7 Eylül 2024 Cumartesi


HER MESELENİN ESASI
"Kültür Simsarları" dediğim, devr-i sabıkın muvazzaf zevatı, şu uydurulan tarih üstüne türbe dikme hadisesinde neredeydiler ve işin neresindeydiler? Bu soruyu aslında çarşı cemaati yüzlerine sormalı. Olmadık kültürel etkinlikler için "huzur hakkı" alırken bu işten karları oldu mu? Çok soru var ve vicdanlara havale ediyorum. Bahse mevzu zevatın bol keseden dağıttığı yüz yılın üdebası unvanlarıyla şişirtilenler, sahi şehrinize yapılan hangi müdahalede bırakın muhalefeti en ufak bir görüş belirttiniz.
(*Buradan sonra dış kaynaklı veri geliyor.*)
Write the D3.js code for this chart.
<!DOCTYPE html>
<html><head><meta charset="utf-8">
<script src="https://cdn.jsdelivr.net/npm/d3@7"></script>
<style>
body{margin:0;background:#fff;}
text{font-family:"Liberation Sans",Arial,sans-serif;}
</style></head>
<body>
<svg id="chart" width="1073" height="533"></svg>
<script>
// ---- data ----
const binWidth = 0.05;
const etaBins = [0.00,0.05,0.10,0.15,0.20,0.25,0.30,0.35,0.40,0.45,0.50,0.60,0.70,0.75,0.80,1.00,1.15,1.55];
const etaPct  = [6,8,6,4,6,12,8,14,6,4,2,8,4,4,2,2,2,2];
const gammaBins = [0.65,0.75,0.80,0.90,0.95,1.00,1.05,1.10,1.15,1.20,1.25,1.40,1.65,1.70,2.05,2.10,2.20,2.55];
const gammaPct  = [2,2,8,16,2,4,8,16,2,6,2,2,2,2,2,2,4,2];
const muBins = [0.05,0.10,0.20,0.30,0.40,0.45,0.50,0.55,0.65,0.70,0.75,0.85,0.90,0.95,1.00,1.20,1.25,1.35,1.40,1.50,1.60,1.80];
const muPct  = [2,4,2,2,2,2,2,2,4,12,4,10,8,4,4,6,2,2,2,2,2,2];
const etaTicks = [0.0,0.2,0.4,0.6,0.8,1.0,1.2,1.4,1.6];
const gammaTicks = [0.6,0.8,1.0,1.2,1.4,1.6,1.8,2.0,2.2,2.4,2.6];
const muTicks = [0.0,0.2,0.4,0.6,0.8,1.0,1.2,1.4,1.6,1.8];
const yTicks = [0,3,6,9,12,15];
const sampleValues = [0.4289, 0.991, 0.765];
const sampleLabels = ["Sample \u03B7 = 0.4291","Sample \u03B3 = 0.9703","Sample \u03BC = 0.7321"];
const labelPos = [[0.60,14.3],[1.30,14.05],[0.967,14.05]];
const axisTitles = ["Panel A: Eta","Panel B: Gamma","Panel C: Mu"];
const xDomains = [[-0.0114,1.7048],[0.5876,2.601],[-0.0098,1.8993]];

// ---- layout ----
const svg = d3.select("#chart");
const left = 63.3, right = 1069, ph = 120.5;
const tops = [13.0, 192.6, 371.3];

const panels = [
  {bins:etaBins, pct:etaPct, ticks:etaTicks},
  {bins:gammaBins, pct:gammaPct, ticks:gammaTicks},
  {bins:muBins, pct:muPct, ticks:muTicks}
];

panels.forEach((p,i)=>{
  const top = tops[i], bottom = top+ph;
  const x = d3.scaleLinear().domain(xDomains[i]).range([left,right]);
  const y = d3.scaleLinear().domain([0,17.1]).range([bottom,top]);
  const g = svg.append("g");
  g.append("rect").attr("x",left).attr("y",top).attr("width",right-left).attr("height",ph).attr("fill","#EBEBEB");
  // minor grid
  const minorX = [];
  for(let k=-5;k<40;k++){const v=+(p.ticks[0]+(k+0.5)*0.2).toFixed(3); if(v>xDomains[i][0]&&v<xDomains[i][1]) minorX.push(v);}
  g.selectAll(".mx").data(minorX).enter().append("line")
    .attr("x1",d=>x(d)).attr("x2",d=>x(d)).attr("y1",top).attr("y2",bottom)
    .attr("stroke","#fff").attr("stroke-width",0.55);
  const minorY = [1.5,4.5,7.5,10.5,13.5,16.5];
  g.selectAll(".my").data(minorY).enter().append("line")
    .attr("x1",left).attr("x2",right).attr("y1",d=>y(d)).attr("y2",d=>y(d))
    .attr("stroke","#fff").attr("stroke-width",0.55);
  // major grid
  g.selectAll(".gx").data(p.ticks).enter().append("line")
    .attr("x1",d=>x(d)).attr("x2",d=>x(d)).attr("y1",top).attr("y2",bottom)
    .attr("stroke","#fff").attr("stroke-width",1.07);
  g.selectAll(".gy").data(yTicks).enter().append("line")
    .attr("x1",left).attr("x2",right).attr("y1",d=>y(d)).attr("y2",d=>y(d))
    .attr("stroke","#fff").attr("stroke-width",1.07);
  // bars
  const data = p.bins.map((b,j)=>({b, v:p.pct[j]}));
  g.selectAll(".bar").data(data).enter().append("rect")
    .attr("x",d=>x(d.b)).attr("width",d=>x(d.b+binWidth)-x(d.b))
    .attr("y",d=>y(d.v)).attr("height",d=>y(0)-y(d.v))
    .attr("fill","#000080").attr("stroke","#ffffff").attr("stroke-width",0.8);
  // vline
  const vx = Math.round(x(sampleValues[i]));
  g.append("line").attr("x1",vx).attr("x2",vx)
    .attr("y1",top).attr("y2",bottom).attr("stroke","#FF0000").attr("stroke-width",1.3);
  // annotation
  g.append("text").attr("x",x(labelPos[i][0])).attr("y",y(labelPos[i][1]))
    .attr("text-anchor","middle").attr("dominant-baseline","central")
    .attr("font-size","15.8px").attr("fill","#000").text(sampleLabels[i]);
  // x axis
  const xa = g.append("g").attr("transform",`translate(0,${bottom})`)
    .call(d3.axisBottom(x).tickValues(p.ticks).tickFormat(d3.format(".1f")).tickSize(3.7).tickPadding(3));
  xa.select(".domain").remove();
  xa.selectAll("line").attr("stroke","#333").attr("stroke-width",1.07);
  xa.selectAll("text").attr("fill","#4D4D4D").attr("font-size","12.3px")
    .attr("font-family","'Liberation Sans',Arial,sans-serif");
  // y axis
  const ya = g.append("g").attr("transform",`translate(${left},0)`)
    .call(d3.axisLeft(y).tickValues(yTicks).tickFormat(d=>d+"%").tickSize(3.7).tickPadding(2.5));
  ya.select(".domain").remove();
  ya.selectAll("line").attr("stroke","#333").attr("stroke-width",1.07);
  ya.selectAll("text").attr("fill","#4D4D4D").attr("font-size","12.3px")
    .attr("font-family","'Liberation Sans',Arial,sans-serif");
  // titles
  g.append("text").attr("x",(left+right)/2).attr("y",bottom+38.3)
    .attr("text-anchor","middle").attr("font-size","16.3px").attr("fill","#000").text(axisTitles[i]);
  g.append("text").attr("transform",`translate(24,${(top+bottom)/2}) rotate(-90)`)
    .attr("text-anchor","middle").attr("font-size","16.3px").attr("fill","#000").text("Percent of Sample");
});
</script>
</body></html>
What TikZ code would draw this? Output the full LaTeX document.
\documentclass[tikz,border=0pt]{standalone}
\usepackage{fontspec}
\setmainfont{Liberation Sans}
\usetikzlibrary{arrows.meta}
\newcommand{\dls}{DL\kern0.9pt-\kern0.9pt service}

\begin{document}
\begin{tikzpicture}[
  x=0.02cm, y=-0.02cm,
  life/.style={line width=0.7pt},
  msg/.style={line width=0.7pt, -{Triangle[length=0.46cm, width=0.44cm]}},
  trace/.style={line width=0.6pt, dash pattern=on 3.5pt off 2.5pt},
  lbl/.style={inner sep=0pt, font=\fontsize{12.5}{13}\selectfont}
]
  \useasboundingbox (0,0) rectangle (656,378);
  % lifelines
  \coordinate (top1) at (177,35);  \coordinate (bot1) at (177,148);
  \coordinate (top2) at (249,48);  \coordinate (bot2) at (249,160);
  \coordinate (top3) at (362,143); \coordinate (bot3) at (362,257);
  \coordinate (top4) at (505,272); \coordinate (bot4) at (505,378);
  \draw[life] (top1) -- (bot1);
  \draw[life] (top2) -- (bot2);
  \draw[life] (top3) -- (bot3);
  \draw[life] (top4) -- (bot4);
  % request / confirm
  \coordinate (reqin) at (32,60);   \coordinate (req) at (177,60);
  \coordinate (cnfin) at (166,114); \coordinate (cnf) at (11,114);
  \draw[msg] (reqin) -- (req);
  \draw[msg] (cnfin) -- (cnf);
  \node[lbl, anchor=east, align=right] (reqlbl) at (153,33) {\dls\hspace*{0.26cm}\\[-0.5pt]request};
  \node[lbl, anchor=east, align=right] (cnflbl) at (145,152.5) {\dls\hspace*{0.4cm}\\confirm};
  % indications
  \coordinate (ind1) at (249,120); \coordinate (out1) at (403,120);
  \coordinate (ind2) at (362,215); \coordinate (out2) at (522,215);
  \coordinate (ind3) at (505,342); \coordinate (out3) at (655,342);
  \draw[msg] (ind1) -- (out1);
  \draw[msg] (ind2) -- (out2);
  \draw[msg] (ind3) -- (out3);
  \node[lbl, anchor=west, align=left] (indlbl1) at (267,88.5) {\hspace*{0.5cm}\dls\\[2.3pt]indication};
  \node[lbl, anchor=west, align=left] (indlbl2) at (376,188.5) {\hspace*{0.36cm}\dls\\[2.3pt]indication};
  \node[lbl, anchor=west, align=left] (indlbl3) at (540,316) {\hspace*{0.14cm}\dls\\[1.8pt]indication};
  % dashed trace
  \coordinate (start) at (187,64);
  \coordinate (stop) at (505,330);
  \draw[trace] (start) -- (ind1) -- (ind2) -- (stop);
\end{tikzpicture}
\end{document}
Ödüllendirildiniz, alkışlandınız şapır şupur Yarabbi çok şükür diyerek kasıla kasıla gezindiniz değil mi?
Kente kasaba dediğimde hopur hopur hopluyordunuz ama ağzınızı açamıyor, başkalarını üstüme kışkılıyordunuz. Sizi kim eğitti bilmem ama iyi eğitmiş. Profsanız unvanından nemalanmak, şairseniz encümen azasından alkış almak, yazarsanız 4 Eylül'de adam yerine konmak, esnafsanız müşteri kazanmak, dernek üyesiyseniz davetlere buyur edilmek, şehri güzelleştirme konseyi başkanıysanız "ayy ne cici adam" dedirtmek için "sürü görünce koyun, puru görünce tilki" kesildiniz.
Her şey gelip gidiyor ahlaka, güzel ahlaka dayanıyor. Şu malum aziz meselesi de, Meraküm!den Gardaşlar'a kadar uzanan bütün çirkinliklerin sebebi işte bu şahıs kadrosudur. Bir davanız olacaksa "güzel ahlak" davası olmalıdır; yoksa, bu kir, bu pislik hakim ahlak haline gelir, belki de gelmiştir.
Temiz nefes şehri, dünyayıi kainatı güzelleştirir; pis nefes bozar, çürütür, çirkinleştirir. Çünkü mevcudat insanın nefesiyle soluk alıp verir.